:: Task directions ::
Reproduce the material word for word; the images stay out.

:: Material ::
^^^^^^^^

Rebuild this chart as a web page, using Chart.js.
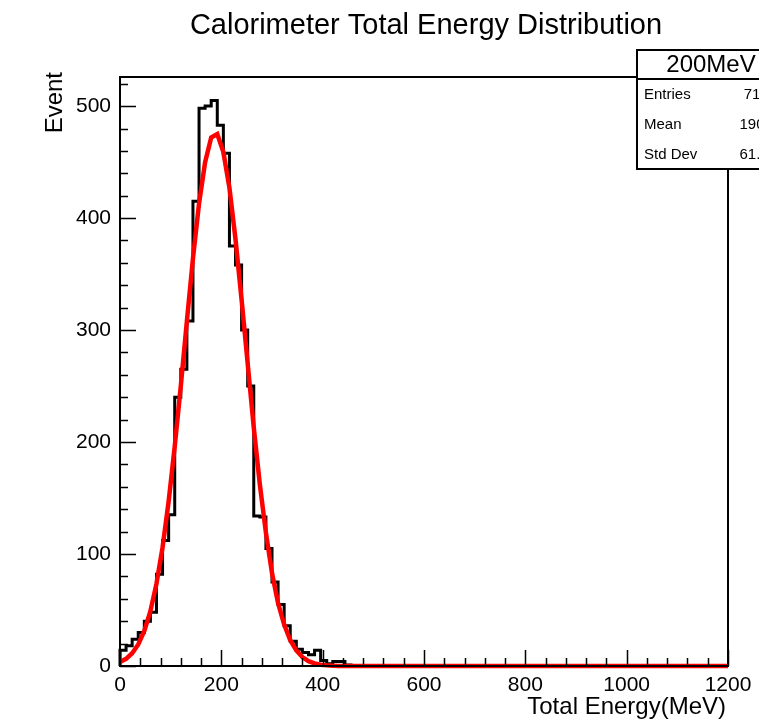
<!DOCTYPE html>
<html>
<head>
  <title>Calorimeter Total Energy Distribution</title>
  <script src="https://cdn.jsdelivr.net/npm/chart.js"></script>
  <style>
    body {
      margin: 0;
      background: white;
    }
    #wrap {
      width: 759px;
      height: 723px;
    }
  </style>
</head>
<body>
  <div id="wrap"><canvas id="hist" width="759" height="723"></canvas></div>

  <script>
    // histogram: 100 bins of 12 MeV from 0 to 1200
    const binWidth = 12;
    const histCounts = [
      14, 18, 24, 30, 40, 48, 82, 112, 135, 240,
      265, 308, 415, 498, 500, 505, 483, 458, 375, 358,
      300, 250, 134, 133, 105, 75, 55, 36, 22, 15,
      12, 10, 14, 5, 2, 4, 4, 1, 0, 0,
      0, 0, 0, 0, 0, 0, 0, 0, 0, 0,
      0, 0, 0, 0, 0, 0, 0, 0, 0, 0,
      0, 0, 0, 0, 0, 0, 0, 0, 0, 0,
      0, 0, 0, 0, 0, 0, 0, 0, 0, 0,
      0, 0, 0, 0, 0, 0, 0, 0, 0, 0,
      0, 0, 0, 0, 0, 0, 0, 0, 0, 0
    ];

    // gaussian fit curve, read every 12 MeV (0 .. 432), flat zero after
    const fitStep = 12;
    const fitValues = [
      3.5, 6.4, 11.4, 19.2, 31.3, 48.9, 73.5, 106, 147, 196,
      250, 308, 364, 413, 450, 472, 475, 459, 427, 381,
      327, 270, 213, 162, 119, 83, 56, 37, 23, 14,
      8, 4.3, 2.3, 1.2, 0.6, 0.3, 0
    ];
    const fitEnd = 1200;

    const xTickValues = [0, 200, 400, 600, 800, 1000, 1200];
    const yTickValues = [0, 100, 200, 300, 400, 500];
    const xMinorStep = 40;
    const yMinorStep = 20;
    const xMax = 1200;
    const yMax = 526;

    const statsTitle = "200MeV";
    const statsRows = [
      ["Entries", "7100"],
      ["Mean", "190.3"],
      ["Std Dev", "61.55"]
    ];

    const FONT = '"Liberation Sans", Arial, Helvetica, sans-serif';

    const histPoints = [{ x: 0, y: 0 }];
    histCounts.forEach((v, i) => histPoints.push({ x: i * binWidth, y: v }));
    histPoints.push({ x: histCounts.length * binWidth, y: histCounts[histCounts.length - 1] });

    const fitPoints = fitValues.map((v, i) => ({ x: i * fitStep, y: v }));
    fitPoints.push({ x: fitEnd, y: 0 });

    const rootFrame = {
      id: "rootFrame",
      afterDatasetsDraw(chart) {
        const ctx = chart.ctx;
        const a = chart.chartArea;
        const xs = chart.scales.x;
        const ys = chart.scales.y;
        ctx.save();
        ctx.strokeStyle = "#000";
        ctx.lineWidth = 2;
        ctx.strokeRect(a.left, a.top, a.right - a.left, a.bottom - a.top);

        ctx.lineWidth = 1.5;
        ctx.beginPath();
        for (let v = 0; v <= xMax; v += xMinorStep) {
          const px = Math.round(xs.getPixelForValue(v)) + 0.5;
          const len = xTickValues.includes(v) ? 16 : 8;
          ctx.moveTo(px, a.bottom);
          ctx.lineTo(px, a.bottom - len);
        }
        for (let v = 0; v <= yMax; v += yMinorStep) {
          const py = Math.round(ys.getPixelForValue(v)) + 0.5;
          const len = yTickValues.includes(v) ? 16 : 8;
          ctx.moveTo(a.left, py);
          ctx.lineTo(a.left + len, py);
        }
        ctx.stroke();
        ctx.restore();
      },
      afterDraw(chart) {
        const ctx = chart.ctx;
        const a = chart.chartArea;
        ctx.save();
        ctx.fillStyle = "#000";

        // title
        ctx.font = "29px " + FONT;
        ctx.textAlign = "center";
        ctx.textBaseline = "middle";
        ctx.fillText("Calorimeter Total Energy Distribution", 426, 26);

        // axis titles
        ctx.font = "24px " + FONT;
        ctx.textAlign = "right";
        ctx.fillText("Total Energy(MeV)", a.right - 2, 707);
        ctx.save();
        ctx.translate(55, 72);
        ctx.rotate(-Math.PI / 2);
        ctx.textAlign = "right";
        ctx.fillText("Event", 0, 0);
        ctx.restore();

        // stats box
        const bx = 637, by = 50, bw = 150, bh = 119;
        ctx.fillStyle = "#fff";
        ctx.fillRect(bx, by, bw, bh);
        ctx.strokeStyle = "#000";
        ctx.lineWidth = 2;
        ctx.strokeRect(bx, by, bw, bh);
        ctx.beginPath();
        ctx.moveTo(bx, 79);
        ctx.lineTo(bx + bw, 79);
        ctx.stroke();

        ctx.fillStyle = "#000";
        ctx.font = "24px " + FONT;
        ctx.textAlign = "center";
        ctx.fillText(statsTitle, 711, 65);

        ctx.font = "15px " + FONT;
        statsRows.forEach((row, i) => {
          const y = 95 + i * 30;
          ctx.textAlign = "left";
          ctx.fillText(row[0], 644, y);
          ctx.textAlign = "right";
          ctx.fillText(row[1], 777, y);
        });
        ctx.restore();
      }
    };

    new Chart(document.getElementById("hist").getContext("2d"), {
      type: "line",
      data: {
        datasets: [
          {
            label: "fit",
            data: fitPoints,
            borderColor: "#ff0000",
            borderWidth: 4.5,
            pointRadius: 0,
            tension: 0,
            fill: false,
            clip: false,
            order: 0
          },
          {
            label: "200MeV",
            data: histPoints,
            borderColor: "#000000",
            borderWidth: 3,
            pointRadius: 0,
            stepped: true,
            fill: false,
            clip: false,
            order: 1
          }
        ]
      },
      options: {
        animation: false,
        responsive: false,
        maintainAspectRatio: false,
        layout: {
          padding: { top: 77, right: 31, left: 0, bottom: 0 }
        },
        plugins: {
          legend: { display: false },
          tooltip: { enabled: false },
          title: { display: false }
        },
        scales: {
          x: {
            type: "linear",
            min: 0,
            max: xMax,
            afterBuildTicks: s => { s.ticks = xTickValues.map(v => ({ value: v })); },
            afterFit: s => { s.height = 57; },
            grid: { display: false, drawTicks: false },
            border: { display: false },
            ticks: {
              padding: 7,
              color: "#000",
              font: { family: FONT, size: 21 },
              maxRotation: 0,
              autoSkip: false,
              callback: v => String(v)
            }
          },
          y: {
            type: "linear",
            min: 0,
            max: yMax,
            afterBuildTicks: s => { s.ticks = yTickValues.map(v => ({ value: v })); },
            afterFit: s => { s.width = 120; },
            grid: { display: false, drawTicks: false },
            border: { display: false },
            ticks: {
              padding: 9,
              color: "#000",
              font: { family: FONT, size: 21 },
              callback: v => String(v)
            }
          }
        }
      },
      plugins: [rootFrame]
    });
  </script>
</body>
</html>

^^^^^^^^

:: Exercise solution ::
Rebuild this chart as a web page, using Chart.js.
<!DOCTYPE html>
<html>
<head>
  <title>Calorimeter Total Energy Distribution</title>
  <script src="https://cdn.jsdelivr.net/npm/chart.js"></script>
  <style>
    body {
      margin: 0;
      background: white;
    }
    #wrap {
      width: 759px;
      height: 723px;
    }
  </style>
</head>
<body>
  <div id="wrap"><canvas id="hist" width="759" height="723"></canvas></div>

  <script>
    // histogram: 100 bins of 12 MeV from 0 to 1200
    const binWidth = 12;
    const histCounts = [
      14, 18, 24, 30, 40, 48, 82, 112, 135, 240,
      265, 308, 415, 498, 500, 505, 483, 458, 375, 358,
      300, 250, 134, 133, 105, 75, 55, 36, 22, 15,
      12, 10, 14, 5, 2, 4, 4, 1, 0, 0,
      0, 0, 0, 0, 0, 0, 0, 0, 0, 0,
      0, 0, 0, 0, 0, 0, 0, 0, 0, 0,
      0, 0, 0, 0, 0, 0, 0, 0, 0, 0,
      0, 0, 0, 0, 0, 0, 0, 0, 0, 0,
      0, 0, 0, 0, 0, 0, 0, 0, 0, 0,
      0, 0, 0, 0, 0, 0, 0, 0, 0, 0
    ];

    // gaussian fit curve, read every 12 MeV (0 .. 432), flat zero after
    const fitStep = 12;
    const fitValues = [
      3.5, 6.4, 11.4, 19.2, 31.3, 48.9, 73.5, 106, 147, 196,
      250, 308, 364, 413, 450, 472, 475, 459, 427, 381,
      327, 270, 213, 162, 119, 83, 56, 37, 23, 14,
      8, 4.3, 2.3, 1.2, 0.6, 0.3, 0
    ];
    const fitEnd = 1200;

    const xTickValues = [0, 200, 400, 600, 800, 1000, 1200];
    const yTickValues = [0, 100, 200, 300, 400, 500];
    const xMinorStep = 40;
    const yMinorStep = 20;
    const xMax = 1200;
    const yMax = 526;

    const statsTitle = "200MeV";
    const statsRows = [
      ["Entries", "7100"],
      ["Mean", "190.3"],
      ["Std Dev", "61.55"]
    ];

    const FONT = '"Liberation Sans", Arial, Helvetica, sans-serif';

    const histPoints = [{ x: 0, y: 0 }];
    histCounts.forEach((v, i) => histPoints.push({ x: i * binWidth, y: v }));
    histPoints.push({ x: histCounts.length * binWidth, y: histCounts[histCounts.length - 1] });

    const fitPoints = fitValues.map((v, i) => ({ x: i * fitStep, y: v }));
    fitPoints.push({ x: fitEnd, y: 0 });

    const rootFrame = {
      id: "rootFrame",
      afterDatasetsDraw(chart) {
        const ctx = chart.ctx;
        const a = chart.chartArea;
        const xs = chart.scales.x;
        const ys = chart.scales.y;
        ctx.save();
        ctx.strokeStyle = "#000";
        ctx.lineWidth = 2;
        ctx.strokeRect(a.left, a.top, a.right - a.left, a.bottom - a.top);

        ctx.lineWidth = 1.5;
        ctx.beginPath();
        for (let v = 0; v <= xMax; v += xMinorStep) {
          const px = Math.round(xs.getPixelForValue(v)) + 0.5;
          const len = xTickValues.includes(v) ? 16 : 8;
          ctx.moveTo(px, a.bottom);
          ctx.lineTo(px, a.bottom - len);
        }
        for (let v = 0; v <= yMax; v += yMinorStep) {
          const py = Math.round(ys.getPixelForValue(v)) + 0.5;
          const len = yTickValues.includes(v) ? 16 : 8;
          ctx.moveTo(a.left, py);
          ctx.lineTo(a.left + len, py);
        }
        ctx.stroke();
        ctx.restore();
      },
      afterDraw(chart) {
        const ctx = chart.ctx;
        const a = chart.chartArea;
        ctx.save();
        ctx.fillStyle = "#000";

        // title
        ctx.font = "29px " + FONT;
        ctx.textAlign = "center";
        ctx.textBaseline = "middle";
        ctx.fillText("Calorimeter Total Energy Distribution", 426, 26);

        // axis titles
        ctx.font = "24px " + FONT;
        ctx.textAlign = "right";
        ctx.fillText("Total Energy(MeV)", a.right - 2, 707);
        ctx.save();
        ctx.translate(55, 72);
        ctx.rotate(-Math.PI / 2);
        ctx.textAlign = "right";
        ctx.fillText("Event", 0, 0);
        ctx.restore();

        // stats box
        const bx = 637, by = 50, bw = 150, bh = 119;
        ctx.fillStyle = "#fff";
        ctx.fillRect(bx, by, bw, bh);
        ctx.strokeStyle = "#000";
        ctx.lineWidth = 2;
        ctx.strokeRect(bx, by, bw, bh);
        ctx.beginPath();
        ctx.moveTo(bx, 79);
        ctx.lineTo(bx + bw, 79);
        ctx.stroke();

        ctx.fillStyle = "#000";
        ctx.font = "24px " + FONT;
        ctx.textAlign = "center";
        ctx.fillText(statsTitle, 711, 65);

        ctx.font = "15px " + FONT;
        statsRows.forEach((row, i) => {
          const y = 95 + i * 30;
          ctx.textAlign = "left";
          ctx.fillText(row[0], 644, y);
          ctx.textAlign = "right";
          ctx.fillText(row[1], 777, y);
        });
        ctx.restore();
      }
    };

    new Chart(document.getElementById("hist").getContext("2d"), {
      type: "line",
      data: {
        datasets: [
          {
            label: "fit",
            data: fitPoints,
            borderColor: "#ff0000",
            borderWidth: 4.5,
            pointRadius: 0,
            tension: 0,
            fill: false,
            clip: false,
            order: 0
          },
          {
            label: "200MeV",
            data: histPoints,
            borderColor: "#000000",
            borderWidth: 3,
            pointRadius: 0,
            stepped: true,
            fill: false,
            clip: false,
            order: 1
          }
        ]
      },
      options: {
        animation: false,
        responsive: false,
        maintainAspectRatio: false,
        layout: {
          padding: { top: 77, right: 31, left: 0, bottom: 0 }
        },
        plugins: {
          legend: { display: false },
          tooltip: { enabled: false },
          title: { display: false }
        },
        scales: {
          x: {
            type: "linear",
            min: 0,
            max: xMax,
            afterBuildTicks: s => { s.ticks = xTickValues.map(v => ({ value: v })); },
            afterFit: s => { s.height = 57; },
            grid: { display: false, drawTicks: false },
            border: { display: false },
            ticks: {
              padding: 7,
              color: "#000",
              font: { family: FONT, size: 21 },
              maxRotation: 0,
              autoSkip: false,
              callback: v => String(v)
            }
          },
          y: {
            type: "linear",
            min: 0,
            max: yMax,
            afterBuildTicks: s => { s.ticks = yTickValues.map(v => ({ value: v })); },
            afterFit: s => { s.width = 120; },
            grid: { display: false, drawTicks: false },
            border: { display: false },
            ticks: {
              padding: 9,
              color: "#000",
              font: { family: FONT, size: 21 },
              callback: v => String(v)
            }
          }
        }
      },
      plugins: [rootFrame]
    });
  </script>
</body>
</html>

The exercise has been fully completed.